In the past few months, we’ve seen a trend towards venture capital firms raising money for “growth funds,” which are focused on much-later-stage deals. In other words, they’re going into private equity’s turf. From Spark Capital raising $375M and Greycroft (with private equity ties, specifically Apax Partners) raising $200M, to Google starting a middle-market private equity shop in Google Capital, what was a ripe opportunity for PE to get into (using VC firms as a “farm system” for deal flow, a strategy we’re using at Brand Foundry) is starting to look bleak.
So what exactly does this mean for private equity? Three things:
1. The playing field is getting crowded
With strategic buyers already crowding the field in terms of developed companies, there was an opportunity for specialist private equity firms to develop relationships with younger companies and startups. As these startups focused on their roadmap to scale the businesses up to profitability, they could then reach the investment criteria where PE could make a formal investment. That opportunity was going to be with VC firms as a conduit. But with venture firms building their own private equity-sized funds, it’s going to crowd up the field of investors, making that opportunity for building up the “farm system” relationship less feasible. Cambridge Associates believes so much in this trend that it created a “growth equity” category, so it’s an area that PE needs to take notice.
2. Relationships between PE and VC could strain more
Many venture capital firms still unfortunately don’t take too kindly to the private equity industry, so these new growth funds give early-stage venture capital firms an opportunity to keep startup investing within their sector. There have been some exceptions, with PE firms getting into startup investments due to friendly relationships (TPG and Stripes Group come to mind), but as of now, that’s still a small exception.

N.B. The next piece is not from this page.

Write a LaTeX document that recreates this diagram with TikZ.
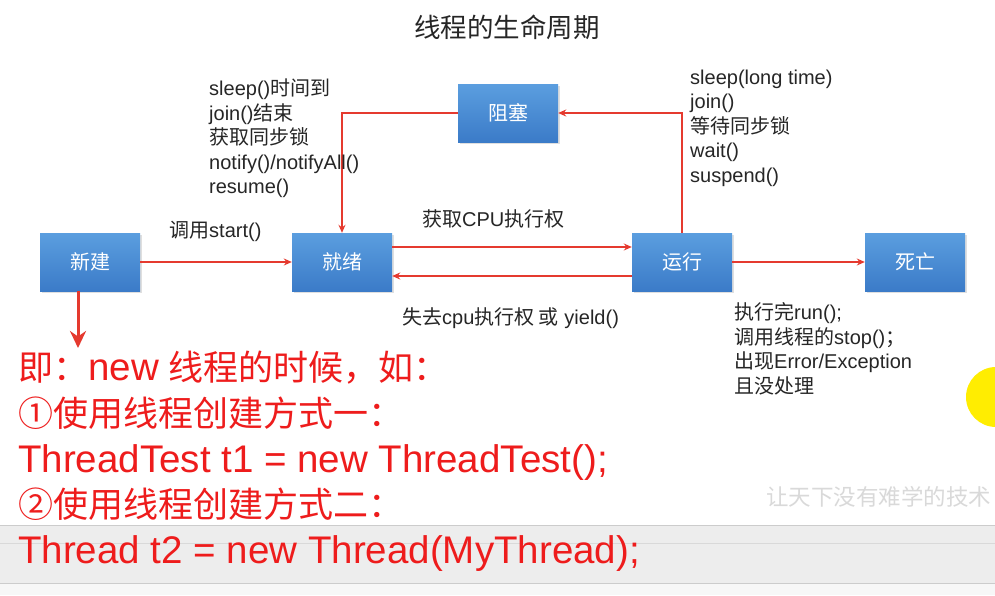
\documentclass[tikz,border=0pt]{standalone}
\usepackage{fontspec}
\setmainfont{Liberation Sans}
\newfontfamily\cjk{Noto Sans CJK SC}
\newcommand\zh[1]{{\cjk #1}}
\newcommand\redlat[1]{{\fontsize{38.5}{45.7}\selectfont #1}}
\usetikzlibrary{arrows.meta,shadows}
\definecolor{boxtop}{HTML}{5B9EDF}
\definecolor{boxbot}{HTML}{3B7BC8}
\definecolor{arrred}{HTML}{E53A2F}
\definecolor{txtred}{HTML}{EE1C1C}
\definecolor{txt}{HTML}{262626}
\begin{document}
\begin{tikzpicture}[x=1pt,y=-1pt,
  state/.style={rectangle, minimum width=100pt, minimum height=58pt, top color=boxtop, bottom color=boxbot,
    draw=none, text=white, font=\cjk\fontsize{20}{22}\selectfont,
    drop shadow={opacity=0.25, shadow xshift=1.5pt, shadow yshift=-2pt}},
  arr/.style={draw=arrred, line width=1.5pt, -{Stealth[length=8pt,width=7pt]}},
  lbl/.style={anchor=west, align=left, inner sep=0pt, text=txt, font=\fontsize{20}{24.5}\selectfont},
  red/.style={anchor=west, align=left, inner sep=0pt, text=txtred, font=\fontsize{35}{45.7}\selectfont}]
\useasboundingbox (0,0) rectangle (995,595);
\fill[white] (0,0) rectangle (995,595);
% bottom UI band
\fill[gray!14] (0,525) rectangle (995,583);
\fill[gray!6] (0,583) rectangle (995,595);
\draw[gray!40, line width=0.8pt] (0,525) -- (995,525);
\draw[gray!30, line width=0.6pt] (0,543) -- (995,543);
\draw[gray!40, line width=0.8pt] (0,583) -- (995,583);
% yellow cursor highlight
\fill[yellow!95!orange] (996,397) circle (30);
% watermark
\node[anchor=west, inner sep=0pt, text=gray!30, font=\cjk\fontsize{22.5}{26}\selectfont] (wm) at (766,497) {让天下没有难学的技术};
% title
\node[inner sep=0pt, text=txt, font=\cjk\fontsize{26.5}{30}\selectfont] (title) at (507,27) {线程的生命周期};
% states
\node[state] (new) at (90,262) {新建};
\node[state] (ready) at (342,262) {就绪};
\node[state] (block) at (508,113) {阻塞};
\node[state] (run) at (682,262) {运行};
\node[state] (dead) at (915,262) {死亡};
% connectors
\draw[arr] (new) -- (ready);
\draw[arr] ([yshift=15pt]ready.east) -- ([yshift=15pt]run.west);
\draw[arr] ([yshift=-14pt]run.west) -- ([yshift=-14pt]ready.east);
\draw[arr] (block.west) -| (ready.north);
\draw[arr] (run.north) |- (block.east);
\draw[arr] (run) -- (dead);
\coordinate (newdown) at (78,348);
\draw[draw=arrred, line width=3pt, -{Stealth[length=17pt,width=16pt]}] ([xshift=-12pt]new.south) -- (newdown);
% labels
\node[lbl] (lstart) at (169,231) {\zh{调用}start()};
\node[lbl] (lget) at (422,219) {\zh{获取}CPU\zh{执行权}};
\node[lbl] (llose) at (402,318) {\zh{失去}cpu\zh{执行权 或} yield()};
\node[lbl] (lwake) at (209,138.5) {sleep()\zh{时间到}\\join()\zh{结束}\\\zh{获取同步锁}\\notify()/notifyAll()\\resume()};
\node[lbl] (lblock) at (690,128) {sleep(long time)\\join()\\\zh{等待同步锁}\\wait()\\suspend()};
\node[lbl] (ldead) at (734,349) {\zh{执行完}run();\\\zh{调用线程的}stop()\zh{；}\\\zh{出现}Error/Exception\\\zh{且没处理}};
% red notes
\node[red] (note) at (18,461.5) {\zh{即：}\redlat{new} \zh{线程的时候，如：}\\\zh{①使用线程创建方式一：}\\\redlat{ThreadTest t1 = new ThreadTest();}\\\zh{②使用线程创建方式二：}\\\redlat{Thread t2 = new Thread(MyThread);}};
\end{tikzpicture}
\end{document}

3. All that said, it’s still not too late
In my recent conversations with consumer-focused PE shops, many execs believe in the future of startups and building those relationships. I know one PE shop has been looking hard into the area and another that has built its own “shell company” to invest $100k-200k in startups, with the partial aim to have them grow into the main fund’s investment criteria. Many early-stage venture capital firms have private equity backgrounds so it’s hard for me to actually understand why the relationships haven’t flourished more these days.
So what happens next? Most private equity firms can use their Deal Origination teams to build those relationships with VC firms, but there could also be an opportunity for intermediary organizations (such as the Association for Corporate Growth) to foster potential relationships. The window to build strong partnerships is closing and, thanks to these new growth funds by more and more VC firms, it’s closing a lot faster than anyone expected.